● Work instructions
Reproduce, character for character, the lines below from the first through the one with "import seaborn as sns". Leave pictures out.
"""
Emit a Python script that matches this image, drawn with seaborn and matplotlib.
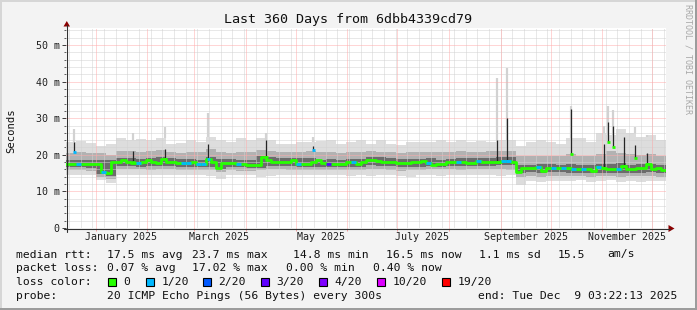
import datetime as dt
import numpy as np
import pandas as pd
import matplotlib
matplotlib.use("Agg")
import matplotlib.pyplot as plt
from matplotlib.patches import Rectangle, Polygon
from matplotlib.lines import Line2D
import seaborn as sns

# ---------------- data ----------------
# median RTT (ms), one value per 3-day bin (120 bins over 360 days)
median_ms = [
    17.5, 17.5, 17.5, 17.5, 17.4, 17.5, 17.5, 15.4, 15.0, 18.1,
    18.1, 18.6, 18.0, 17.8, 17.8, 17.9, 18.5, 17.9, 17.8, 18.9,
    18.1, 18.0, 17.8, 17.8, 17.8, 17.9, 17.6, 17.5, 18.8, 17.9,
    16.4, 17.8, 17.8, 17.8, 17.6, 17.4, 17.3, 17.3, 17.3, 19.3,
    18.6, 18.1, 18.1, 18.1, 18.1, 18.7, 17.6, 17.5, 17.5, 18.0,
    18.6, 17.8, 17.5, 17.5, 17.5, 17.5, 17.9, 18.0, 17.5, 18.0,
    18.6, 18.6, 18.4, 18.1, 18.0, 18.1, 17.8, 17.8, 17.8, 18.1,
    18.1, 18.4, 17.8, 17.1, 17.6, 17.6, 18.1, 18.1, 18.0, 18.0,
    17.8, 17.8, 18.3, 18.1, 18.1, 18.1, 18.0, 18.4, 18.3, 18.1,
    15.4, 16.3, 16.3, 16.3, 16.6, 15.6, 16.3, 16.4, 16.4, 16.3,
    16.3, 16.2, 16.2, 16.1, 16.1, 15.7, 16.6, 16.5, 16.0, 16.0,
    16.2, 16.9, 16.2, 16.2, 16.3, 16.3, 17.4, 16.0, 16.4, 15.9,
]
# lost pings out of 20, per 3-day bin
loss_20 = [
    0, 0, 1, 0, 0, 0, 0, 1, 0, 0,
    0, 0, 0, 0, 1, 0, 0, 0, 0, 0,
    0, 0, 0, 1, 1, 0, 1, 1, 0, 0,
    0, 0, 0, 0, 1, 0, 0, 0, 0, 0,
    0, 0, 0, 0, 0, 0, 1, 0, 0, 0,
    0, 0, 3, 0, 0, 0, 0, 1, 0, 0,
    0, 0, 0, 0, 0, 0, 0, 0, 0, 0,
    0, 0, 1, 0, 0, 0, 0, 0, 1, 0,
    0, 0, 1, 0, 0, 0, 0, 1, 1, 0,
    0, 0, 0, 0, 1, 0, 0, 1, 0, 1,
    0, 1, 0, 1, 0, 0, 1, 0, 0, 0,
    1, 0, 0, 0, 0, 0, 0, 0, 0, 0,
]
# smoke envelopes (ms), one value per 6-day bin (60 bins)
smoke_hi1 = [23.5, 23.8, 23.2, 22.5, 23.0, 24.5, 24.0, 24.3, 24.0, 24.5,
             23.0, 23.3, 24.0, 23.5, 25.0, 24.0, 23.5, 24.5, 24.0, 24.5,
             24.0, 23.0, 23.0, 23.5, 23.5, 23.8, 24.0, 23.0, 23.5, 24.0,
             23.0, 24.0, 23.0, 22.8, 23.5, 23.5, 23.5, 24.0, 23.5, 24.0,
             23.5, 23.8, 23.5, 24.0, 24.0, 22.5, 23.5, 24.0, 23.5, 23.0,
             24.5, 24.5, 23.5, 26.0, 25.5, 27.0, 26.0, 25.0, 25.5, 24.0]
smoke_lo1 = [14.6, 14.5, 14.6, 13.2, 12.3, 14.5, 14.5, 14.6, 14.4, 14.5,
             14.5, 14.6, 14.5, 14.4, 14.3, 13.5, 14.5, 14.6, 14.5, 14.0,
             14.3, 14.5, 14.6, 14.5, 14.4, 14.6, 14.5, 14.5, 14.3, 14.5,
             14.3, 14.5, 14.4, 14.2, 13.8, 14.4, 14.5, 14.3, 14.5, 14.4,
             14.5, 14.4, 14.5, 14.3, 14.4, 11.8, 12.8, 12.6, 12.9, 12.8,
             12.9, 13.0, 12.6, 12.8, 13.0, 12.5, 12.8, 12.7, 12.9, 12.8]
smoke_hi2 = [20.5, 20.8, 20.6, 20.5, 20.0, 21.0, 21.0, 20.8, 21.0, 21.2,
             20.8, 20.6, 20.8, 20.7, 21.5, 20.8, 20.6, 20.8, 20.8, 21.3,
             21.0, 20.8, 20.8, 20.9, 21.0, 20.8, 20.8, 20.6, 20.8, 20.9,
             21.0, 20.9, 20.7, 20.5, 20.8, 20.8, 20.9, 20.9, 20.8, 21.0,
             20.8, 20.9, 21.0, 21.0, 21.0, 19.8, 19.6, 19.8, 19.7, 19.6,
             20.2, 19.8, 19.8, 20.3, 21.0, 20.5, 20.3, 20.0, 20.2, 19.8]
smoke_lo2 = [15.8, 15.8, 15.7, 14.0, 13.4, 16.0, 16.0, 16.0, 15.9, 16.0,
             16.0, 15.9, 15.9, 15.8, 15.8, 15.2, 15.8, 15.7, 15.6, 15.8,
             16.0, 16.0, 15.9, 15.8, 15.8, 15.9, 15.8, 15.8, 15.8, 15.9,
             16.0, 16.0, 15.9, 15.6, 15.8, 15.8, 16.0, 16.0, 16.0, 15.9,
             16.0, 16.0, 16.0, 16.0, 15.9, 14.0, 14.2, 14.0, 14.2, 14.2,
             14.2, 14.3, 14.0, 14.2, 14.2, 14.0, 14.2, 14.2, 14.2, 14.0]
smoke_hi3 = [18.6, 18.6, 18.5, 18.6, 18.5, 19.2, 19.0, 18.9, 19.1, 19.4,
             19.0, 18.9, 18.8, 18.7, 19.3, 18.9, 18.8, 18.6, 18.5, 19.8,
             19.3, 19.1, 19.1, 19.2, 19.0, 18.7, 18.8, 18.7, 18.8, 18.9,
             19.4, 19.3, 19.0, 18.9, 18.9, 18.8, 19.2, 18.6, 18.8, 19.2,
             19.0, 19.2, 19.2, 19.3, 19.4, 17.2, 17.3, 17.4, 17.4, 17.3,
             17.4, 17.3, 17.2, 17.6, 17.5, 17.7, 17.3, 17.4, 17.6, 17.2]
smoke_lo3 = [16.6, 16.6, 16.5, 14.8, 14.2, 17.0, 16.9, 16.8, 16.9, 16.9,
             17.0, 16.8, 16.7, 16.6, 16.8, 16.0, 16.7, 16.6, 16.4, 16.5,
             17.0, 17.0, 16.9, 16.8, 16.6, 16.8, 16.6, 16.6, 16.7, 16.8,
             17.2, 17.0, 16.9, 16.6, 16.7, 16.6, 16.9, 16.8, 16.9, 17.0,
             16.9, 17.0, 17.0, 17.1, 17.1, 14.9, 15.2, 15.0, 15.2, 15.2,
             15.1, 15.0, 14.9, 15.1, 15.0, 15.0, 15.1, 15.1, 15.2, 14.9]
# short-lived spikes: day offset, outer smoke top, dark core top, median, loss
spike_day = [4.8, 40.2, 59.4, 85.2, 120.0, 148.2, 258.6, 264.6,
             303.0, 322.8, 325.2, 328.2, 334.8, 341.4, 348.6]
spike_light = [27.0, 26.0, 27.7, 31.4, 26.0, 25.0, 41.0, 43.6,
               33.3, 28.0, 33.3, 32.2, 27.0, 27.5, 25.0]
spike_dark = [23.5, 21.0, 21.5, 23.0, 24.0, 22.5, 24.0, 30.0,
              32.5, 23.0, 29.0, 28.0, 25.0, 22.7, 20.5]
spike_med = [20.8, 18.0, 18.9, 18.8, 19.3, 21.3, 18.0, 18.4,
             20.2, 16.5, 23.6, 22.0, 17.0, 19.0, 17.4]
spike_loss = [1, 0, 0, 1, 0, 1, 0, 1, 0, 0, 0, 0, 0, 0, 0]

y_ticks = [0, 10, 20, 30, 40, 50]
y_tick_labels = ["0", "10 m", "20 m", "30 m", "40 m", "50 m"]
x_label_months = [1, 3, 5, 7, 9, 11]
x_tick_labels = ["January 2025", "March 2025", "May 2025", "July 2025",
                 "September 2025", "November 2025"]

loss_levels = [0, 1, 2, 3, 4, 10, 19]
loss_names = ["0", "1/20", "2/20", "3/20", "4/20", "10/20", "19/20"]
loss_colors = ["#26ff00", "#00b8ff", "#0059ff", "#5e00ff", "#7e00ff", "#dd00ff", "#ff0000"]

title = "Last 360 Days from 6dbb4339cd79"
legend_rows = [
    [(16, "median rtt:"), (107, "17.5 ms avg"), (192, "23.7 ms max"), (293, "14.8 ms min"),
     (386, "16.5 ms now"), (479, "1.1 ms sd"), (558, "15.5"), (607, "am/s")],
    [(16, "packet loss:"), (107, "0.07 % avg"), (192, "17.02 % max"), (286, "0.00 % min"),
     (373, "0.40 % now")],
    [(16, "loss color:")],
    [(16, "probe:"), (107, "20 ICMP Echo Pings (56 Bytes) every 300s"),
     (478, "end: Tue Dec  9 03:22:13 2025")],
]
legend_row_y = [254.5, 268.3, 281.7, 296]
loss_square_x = [108, 146, 203, 261, 319, 377, 442]

# ---------------- layout helpers ----------------
W, H = 697, 310
sns.set_theme(style="white")
plt.rcParams['font.family'] = ['DejaVu Sans Mono', 'DejaVu Sans']

def fx(x):
    return x / W

def fy(y):
    return 1 - y / H

fig = plt.figure(figsize=(W / 100, H / 100), dpi=100, facecolor='#f3f3f3')
X0, X1, Y0, Y1 = 66, 666, 228, 28
PX_PER_MS = 3.66
ax = fig.add_axes([fx(X0), fy(Y0), (X1 - X0) / W, (Y0 - Y1) / H])
ax.set_facecolor('white')
ax.set_xlim(0, 360)
ax.set_ylim(0, (Y0 - Y1) / PX_PER_MS)
for s in ax.spines.values():
    s.set_visible(False)

start = dt.datetime(2024, 12, 14, 3, 22, 13)
end = start + dt.timedelta(days=360)

def day(d):
    return (d - start).total_seconds() / 86400.0

# ---------------- smoke ----------------
sx = np.arange(len(smoke_hi1) + 1) * 6.0
def ext(a):
    return list(a) + [a[-1]]

ax.fill_between(sx, ext(smoke_lo1), ext(smoke_hi1), step='post', color='#dddddd', lw=0, zorder=1)
# light spikes
ax.vlines(spike_day, [smoke_hi1[int(d // 6)] for d in spike_day], spike_light,
          color='#d2d2d2', lw=1.6, zorder=1.05)
ax.fill_between(sx, ext(smoke_lo2), ext(smoke_hi2), step='post', color='#b2b2b2', lw=0, zorder=1.1)
ax.fill_between(sx, ext(smoke_lo3), ext(smoke_hi3), step='post', color='#6c6c6c', lw=0, zorder=1.2)

# ---------------- grid ----------------
mondays = []
d = dt.datetime(2024, 12, 16)
while d < end:
    mondays.append(day(d))
    d += dt.timedelta(days=7)
month_starts = [day(dt.datetime(2025, m, 1)) for m in range(1, 13)]
dot = (0, (1, 1))
gkw = dict(lw=0.72, ls=dot, antialiased=True)
for xv in mondays:
    ax.axvline(xv, color='#d2d2d2', zorder=1.5, **gkw)
for yv in range(2, 55, 2):
    if yv % 10:
        ax.axhline(yv, color='#d2d2d2', zorder=1.5, **gkw)
for xv in month_starts:
    ax.axvline(xv, color='#ffacac', zorder=1.55, **gkw)
for yv in y_ticks[1:]:
    ax.axhline(yv, color='#ffacac', zorder=1.55, **gkw)

# dark spikes
ax.vlines(spike_day, spike_med, spike_dark, color='#252525', lw=0.9, zorder=1.6)

# ---------------- median line ----------------
mx = np.arange(len(median_ms) + 1) * 3.0
df = pd.DataFrame({"day": mx, "median": ext(median_ms)})
sns.lineplot(data=df, x="day", y="median", ax=ax, color=loss_colors[0], lw=2.0,
             drawstyle='steps-post', estimator=None, legend=False, zorder=3)
lc = dict(zip(loss_levels, loss_colors))
for i, (m, l) in enumerate(zip(median_ms, loss_20)):
    if l:
        ax.hlines(m, mx[i], mx[i] + 3, color=lc[l], lw=2.0, zorder=3.1)
for dday, m, l in zip(spike_day, spike_med, spike_loss):
    ax.hlines(m, dday - 0.9, dday + 0.9, color=lc[l], lw=2.0, zorder=3.2)

# ---------------- ticks ----------------
ax.set_xlabel("")
ax.set_ylabel("")
ax.set_yticks(y_ticks)
ax.set_yticklabels(y_tick_labels)
ax.set_yticks(list(range(0, 55, 2)), minor=True)
ax.set_xticks([day(dt.datetime(2025, m, 16)) for m in x_label_months])
ax.set_xticklabels(x_tick_labels)
ax.set_xticks(month_starts, minor=True)
ax.tick_params(axis='y', which='major', direction='out', length=3.0, width=0.72,
               color='#404040', pad=1.6, labelsize=7.2, left=True)
ax.tick_params(axis='y', which='minor', direction='out', length=1.6, width=0.72,
               color='#606060', left=True)
ax.tick_params(axis='x', which='major', length=0, pad=3.2, labelsize=7.2)
ax.tick_params(axis='x', which='minor', direction='out', length=2.0, width=0.72,
               color='#f3a0a0', bottom=True)
for lab in ax.get_xticklabels() + ax.get_yticklabels():
    lab.set_color('#202020')

# axis lines and arrows (figure space)
fig.add_artist(Line2D([fx(64), fx(670)], [fy(228.5), fy(228.5)], color='#303030', lw=0.8))
fig.add_artist(Line2D([fx(66.5), fx(66.5)], [fy(232), fy(25)], color='#303030', lw=0.8))
fig.add_artist(Polygon([(fx(63.5), fy(26.5)), (fx(70.0), fy(26.5)), (fx(66.8), fy(21.0))],
                       closed=True, color='#8b0000', lw=0))
fig.add_artist(Polygon([(fx(668.5), fy(225.0)), (fx(668.5), fy(232.0)), (fx(674.5), fy(228.5))],
                       closed=True, color='#8b0000', lw=0))

# ---------------- texts ----------------
fig.text(fx(348), fy(19), title, ha='center', va='center', fontsize=9.6, color='#101010')
fig.text(fx(11), fy(131), "Seconds", rotation=90, ha='center', va='center', fontsize=7.6,
         color='#101010')
fig.text(fx(688), fy(4), "RRDTOOL / TOBI OETIKER", rotation=270, ha='center', va='top',
         fontsize=6.0, color='#a8a8a8')

for row, yrow in zip(legend_rows, legend_row_y):
    for xpos, txt in row:
        fig.text(fx(xpos), fy(yrow), txt, ha='left', va='center', fontsize=8.2, color='#101010')
for xs, col, name in zip(loss_square_x, loss_colors, loss_names):
    fig.add_artist(Rectangle((fx(xs), fy(286)), 8 / W, 8 / H, facecolor=col,
                             edgecolor='black', lw=0.8))
    fig.text(fx(xs + 15.5), fy(legend_row_y[2]), name, ha='left', va='center',
             fontsize=8.2, color='#101010')

# border (rrdtool style shading)
fig.add_artist(Rectangle((0, 0), 2 / W, 1, facecolor='#d6d6d6', lw=0))
fig.add_artist(Rectangle((0, 1 - 2 / H), 1, 2 / H, facecolor='#d6d6d6', lw=0))
fig.add_artist(Rectangle((1 - 2 / W, 0), 2 / W, 1, facecolor='#9c9c9c', lw=0))
fig.add_artist(Rectangle((0, 0), 1, 2 / H, facecolor='#9c9c9c', lw=0))

fig.savefig("out.png", dpi=100, facecolor=fig.get_facecolor())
"""
● Expected answer
Emit a Python script that matches this image, drawn with seaborn and matplotlib.
import datetime as dt
import numpy as np
import pandas as pd
import matplotlib
matplotlib.use("Agg")
import matplotlib.pyplot as plt
from matplotlib.patches import Rectangle, Polygon
from matplotlib.lines import Line2D
import seaborn as sns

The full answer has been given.